Crucial to the success of this framework is that it should have three processes:
- Adding a tech to the toolbox
- Auditing and removing tech from the toolbox
- Allowing one-off exceptions to the policy
There should be a committee of senior, staff, or principal engineers who manage these processes. This sounds heavy-handed, but in reality, once the toolbox is set and disseminated properly, these processes happen very rarely.
Adding a new tech
If a team feels that none of the tech in the toolbox currently solve its problem set and that a new tech could be broadly useful across the team or company, it can petition the committee to add it to the toolbox.
This petition needs to be presented as a business case. This doesn't mean that the team needs to do research with actual dollars attached to it. They need to be able to argue one or more of the following:
- The tech allows us to significantly reduce infrastructure cost by being more performant.
- The tech allows us to reduce engineering costs and go to market faster by making it significantly faster to develop with.
- The tech saves on testing and quality costs by reducing errors.
- The tech increases morale by providing a less stressful development environment. (This could be a broad category).
Generally, there should be some kind of data attached to this. In the latter point, it might simply be surveys of the engineers on the team.
Once the committee is satisfied, the tech is considered pending approval. The requesting team should proceed with a proof-of-concept implementation of the new tech so that any kinks or surprises can be ironed out. Once this is deemed a success, the tech can be approved in the toolbox.
If the tech fails the process, that doesn't mean the proposal is dead in the water! Proposals can always be revisited if there is new information or use cases. And the proposing team always has the option of using it for one-offs (see below).
Auditing and removing tech
Periodically, the committee should speak to the engineers who manage the systems they own and see if a particular tech has fallen out of favor, and if so, why. Sometimes a new tech entirely supplants an older one and is deemed unwise to use since the new one is better in most respects for the use case in question.

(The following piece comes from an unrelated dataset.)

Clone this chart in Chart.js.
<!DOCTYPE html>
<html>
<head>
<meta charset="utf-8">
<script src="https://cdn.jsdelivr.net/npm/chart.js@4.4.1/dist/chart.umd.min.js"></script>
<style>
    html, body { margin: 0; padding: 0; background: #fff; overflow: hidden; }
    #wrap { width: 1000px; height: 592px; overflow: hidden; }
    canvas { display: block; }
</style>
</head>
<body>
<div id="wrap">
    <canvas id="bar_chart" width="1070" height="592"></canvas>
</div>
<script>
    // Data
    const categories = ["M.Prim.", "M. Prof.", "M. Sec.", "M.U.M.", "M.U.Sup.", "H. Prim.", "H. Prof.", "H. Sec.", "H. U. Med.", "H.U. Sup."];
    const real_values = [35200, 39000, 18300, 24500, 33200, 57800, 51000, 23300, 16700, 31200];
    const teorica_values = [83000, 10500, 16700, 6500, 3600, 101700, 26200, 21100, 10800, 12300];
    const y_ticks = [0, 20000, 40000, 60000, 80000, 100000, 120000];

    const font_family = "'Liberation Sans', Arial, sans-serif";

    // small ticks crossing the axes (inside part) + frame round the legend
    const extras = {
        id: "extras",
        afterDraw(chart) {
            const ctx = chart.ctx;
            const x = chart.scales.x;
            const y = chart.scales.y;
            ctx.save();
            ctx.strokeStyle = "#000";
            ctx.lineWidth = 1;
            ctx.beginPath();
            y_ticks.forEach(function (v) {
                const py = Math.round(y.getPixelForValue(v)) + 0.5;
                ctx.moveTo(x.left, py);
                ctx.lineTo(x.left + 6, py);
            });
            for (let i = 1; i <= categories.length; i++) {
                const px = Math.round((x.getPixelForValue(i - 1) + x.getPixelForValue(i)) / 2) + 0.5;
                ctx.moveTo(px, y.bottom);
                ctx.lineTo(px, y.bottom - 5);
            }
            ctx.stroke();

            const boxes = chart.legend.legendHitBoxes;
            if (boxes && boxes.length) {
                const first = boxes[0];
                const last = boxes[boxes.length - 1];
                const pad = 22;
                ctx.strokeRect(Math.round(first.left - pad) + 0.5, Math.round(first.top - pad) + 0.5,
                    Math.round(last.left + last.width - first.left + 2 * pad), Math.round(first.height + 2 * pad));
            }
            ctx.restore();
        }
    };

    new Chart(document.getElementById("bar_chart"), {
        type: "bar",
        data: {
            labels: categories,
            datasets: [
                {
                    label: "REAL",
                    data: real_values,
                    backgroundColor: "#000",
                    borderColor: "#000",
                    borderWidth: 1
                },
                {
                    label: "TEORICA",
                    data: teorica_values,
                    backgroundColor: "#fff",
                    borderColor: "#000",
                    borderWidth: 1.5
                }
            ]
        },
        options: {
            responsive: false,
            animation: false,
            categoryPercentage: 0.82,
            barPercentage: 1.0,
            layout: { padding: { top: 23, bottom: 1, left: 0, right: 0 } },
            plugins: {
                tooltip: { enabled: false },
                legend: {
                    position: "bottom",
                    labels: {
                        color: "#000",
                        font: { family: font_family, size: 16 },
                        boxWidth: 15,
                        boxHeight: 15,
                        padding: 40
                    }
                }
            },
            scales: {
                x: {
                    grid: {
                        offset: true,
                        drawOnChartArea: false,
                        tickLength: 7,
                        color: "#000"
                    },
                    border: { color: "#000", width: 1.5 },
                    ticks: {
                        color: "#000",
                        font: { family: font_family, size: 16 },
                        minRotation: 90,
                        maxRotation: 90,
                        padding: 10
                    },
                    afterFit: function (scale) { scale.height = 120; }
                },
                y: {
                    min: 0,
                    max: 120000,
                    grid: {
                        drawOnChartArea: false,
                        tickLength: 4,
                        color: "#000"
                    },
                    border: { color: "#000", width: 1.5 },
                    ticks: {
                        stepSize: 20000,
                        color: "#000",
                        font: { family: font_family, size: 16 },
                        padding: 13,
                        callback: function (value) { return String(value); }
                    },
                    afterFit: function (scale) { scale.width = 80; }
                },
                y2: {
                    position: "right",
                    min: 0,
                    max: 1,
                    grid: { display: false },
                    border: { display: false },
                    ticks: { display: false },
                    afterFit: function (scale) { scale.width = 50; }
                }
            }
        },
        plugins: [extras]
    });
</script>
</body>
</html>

If the committee and engineers agree, the tech in question then becomes demoted to discouraged. This means that no new projects should be built with it, and all existing projects using it should have some kind of plan to move off of it if possible.
Once as many services as possible have moved off it, the tech can be moved to not allowed. There can be legacy systems using the old tech that are grandfathered in and allowed to stay, but these are "special cases" and don't affect the overall status of the tech in the toolbox.

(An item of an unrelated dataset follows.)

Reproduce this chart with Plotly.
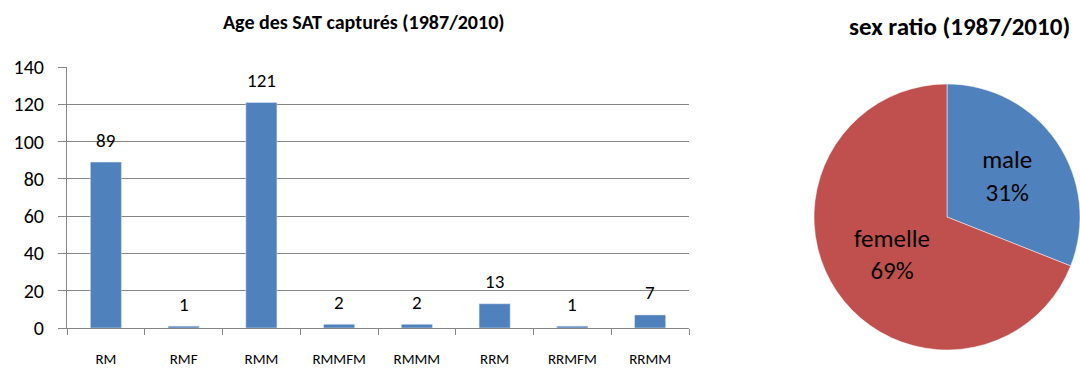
import plotly.graph_objects as go

categories = ["RM", "RMF", "RMM", "RMMFM", "RMMM", "RRM", "RRMFM", "RRMM"]
counts = [89, 1, 121, 2, 2, 13, 1, 7]
sex_labels = ["male", "femelle"]
sex_values = [31, 69]

FONT = "Carlito, Lato, sans-serif"
BLUE = "#4F81BD"
RED = "#C0504D"
GRID = "#868686"

fig = go.Figure()
fig.add_trace(go.Bar(x=categories, y=counts, marker_color=BLUE, width=0.4,
                     xaxis="x", yaxis="y", showlegend=False, hoverinfo="skip"))

for c, v in zip(categories, counts):
    fig.add_annotation(x=c, y=v, xref="x", yref="y", text=str(v), showarrow=False,
                       xanchor="center", yanchor="middle", yshift=22,
                       font=dict(family=FONT, size=19, color="black"))

fig.add_trace(go.Pie(labels=sex_labels, values=sex_values, sort=False, direction="clockwise",
                     rotation=0, marker=dict(colors=[BLUE, RED], line=dict(color="white", width=0.5)),
                     textinfo="label+percent", textposition="inside", insidetextorientation="horizontal",
                     textfont=dict(family=FONT, size=25, color="black"), automargin=False,
                     domain=dict(x=[814/1080, 1.0], y=[19/369, 285/369]), showlegend=False,
                     hoverinfo="skip"))

fig.add_annotation(x=364/1080, y=1-22/369, xref="paper", yref="paper", xanchor="center", yanchor="middle",
                   text="<b>Age des SAT capturés (1987/2010)</b>",
                   showarrow=False, font=dict(family=FONT, size=20, color="black"))
fig.add_annotation(x=959/1080, y=1-27/369, xref="paper", yref="paper", xanchor="center", yanchor="middle",
                   text="<b>sex ratio (1987/2010)</b>",
                   showarrow=False, font=dict(family=FONT, size=25, color="black"))

fig.update_layout(
    width=1080, height=369, margin=dict(l=0, r=0, t=0, b=0, autoexpand=False),
    paper_bgcolor="white", plot_bgcolor="white",
    font=dict(family=FONT, color="black"),
    xaxis=dict(domain=[67/1080, 689/1080], showline=True, linecolor=GRID, linewidth=1,
               ticks="outside", tickson="boundaries", ticklen=6, tickcolor=GRID, automargin=False,
               tickfont=dict(size=15), ticklabelstandoff=17, showgrid=False, fixedrange=True),
    yaxis=dict(domain=[41/369, 302/369], range=[0, 140], dtick=20, showline=True, linecolor=GRID,
               linewidth=1, ticks="outside", ticklen=8, tickcolor=GRID, gridcolor=GRID, gridwidth=1,
               tickfont=dict(size=20), ticklabelstandoff=10, zeroline=False, automargin=False,
               fixedrange=True),
    bargap=0.6,
)

fig.write_html("out.html", config={"displayModeBar": False},
               post_script="document.body.style.margin='0';document.body.style.overflow='hidden';")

No one likes working for tyrants, and the tech leadership committee is no different. There are always cases where a tech that didn't make the cut or is marked as discouraged still needs to be used.

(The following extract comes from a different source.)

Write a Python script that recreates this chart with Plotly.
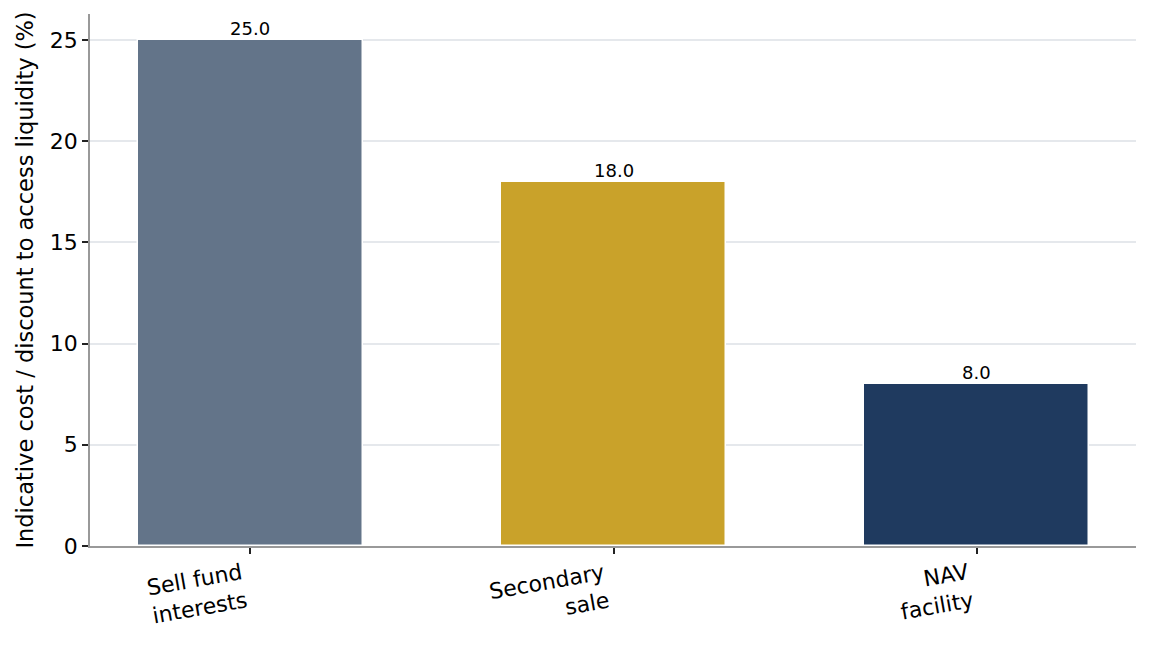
import plotly.graph_objects as go

categories = ["Sell fund<br>interests", "Secondary<br>sale", "NAV<br>facility"]
values = [25.0, 18.0, 8.0]
colors = ["#637489", "#C9A22A", "#1F3A5F"]
y_ticks = [0, 5, 10, 15, 20, 25]

font_family = "DejaVu Sans"
xs = list(range(len(categories)))

fig = go.Figure()
fig.add_trace(go.Bar(
    x=xs, y=values, width=0.62,
    marker=dict(color=colors, line=dict(color="white", width=1.5)),
    hoverinfo="skip",
))

# value labels sitting just above each bar
for i, v in enumerate(values):
    fig.add_annotation(
        x=i, y=v, xref="x", yref="y", text=f"{v:.1f}", showarrow=False,
        xanchor="center", yanchor="bottom", yshift=-1,
        font=dict(family=font_family, size=18, color="black"),
    )

# rotated category labels, right end at the tick like matplotlib ha='right'
for i, label in enumerate(categories):
    fig.add_annotation(
        x=i, y=0, xref="x", yref="paper", text=label, showarrow=False,
        textangle=-10, xanchor="right", yanchor="top", align="right",
        yshift=-11, xshift=1,
        font=dict(family=font_family, size=22, color="black"),
    )

# page body has an 8px margin, so the figure is a bit smaller than the window
fig.update_layout(
    width=1143, height=641,
    margin=dict(l=82, r=15, t=6, b=103),
    plot_bgcolor="white", paper_bgcolor="white",
    showlegend=False, bargap=0,
    font=dict(family=font_family, size=22, color="black"),
)
fig.update_xaxes(
    range=[-0.442, 2.439], tickvals=xs, ticktext=[""] * len(xs),
    showgrid=False, showline=True, linecolor="#999999", linewidth=1.5,
    ticks="outside", ticklen=6, tickcolor="#222222", tickwidth=1.5, zeroline=False,
)
fig.update_yaxes(
    range=[0, 26.28], tickvals=y_ticks,
    showgrid=True, gridcolor="#E5E8EC", gridwidth=1.6,
    showline=True, linecolor="#999999", linewidth=1.5,
    ticks="outside", ticklen=6, tickcolor="#222222", tickwidth=1.5, zeroline=False,
    tickfont=dict(family=font_family, size=22),
    title=dict(text="Indicative cost / discount to access liquidity (%)",
               font=dict(family=font_family, size=22.5), standoff=10),
)

fig.write_html("out.html")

With a tech toolbox, we have a single central document we can point to explaining what we use at Flipp and why. We have a "paved road" to make it easier to create projects using this technology, such as an app generator, shared libraries, deployment support, and more. We have guilds that meet regularly and take on projects to improve the usage and documentation for how we use that tech within the company. And we have an explicit process to make changes to this list so engineers don't feel disenfranchised.
As your company grows, technology decisions become more costly. Having a framework like this in place will provide a defined path forward.